The PMI value has remained above the 50.0 no-change mark for a fifth consecutive month, up to 51.4 in February compared to 50.2 the previous month, boosted by the strongest activity in commercial construction since May 2017.
Subdued growth continues in residential construction, although activity did improve from January’s weaker levels, as the cost pressures of higher raw material prices, fuel bills and staff wages weigh on purchasing activity.
New business volumes also declined, but only marginally, with respondents blaming shaken confidence and political uncertainty for the fall.

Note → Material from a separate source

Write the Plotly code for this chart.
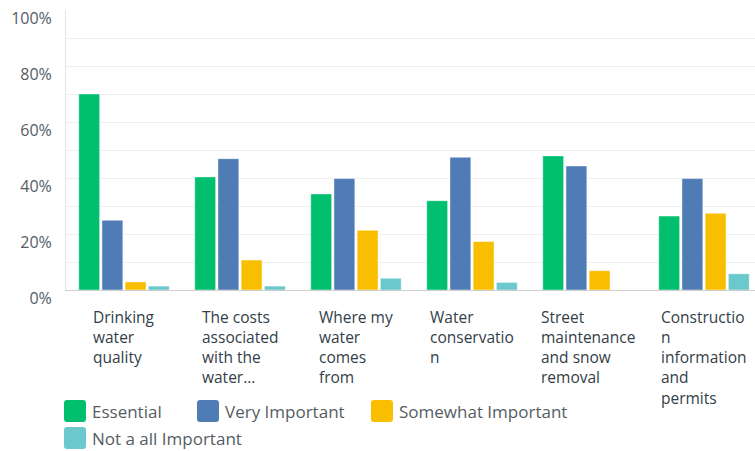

The author of the PMI, and associate director of IHS Markit Tim Moore, said the industry is in a delicate period, but that it remains resilient: “The construction sector endured another difficult month during February, with fragile business confidence, entrenched political uncertainty and softer housing market conditions all factors keeping growth in the slow lane.
“While subdued house building and infrastructure work acted as a brake on the construction sector, this was partly offset by a sustained turnaround in commercial building.”
Supporting housebuilding remains a priority for Housing Minister Dominic Raab, who announced an £15.8m fund to provide councils with the appropriate resources to increase planning application rates.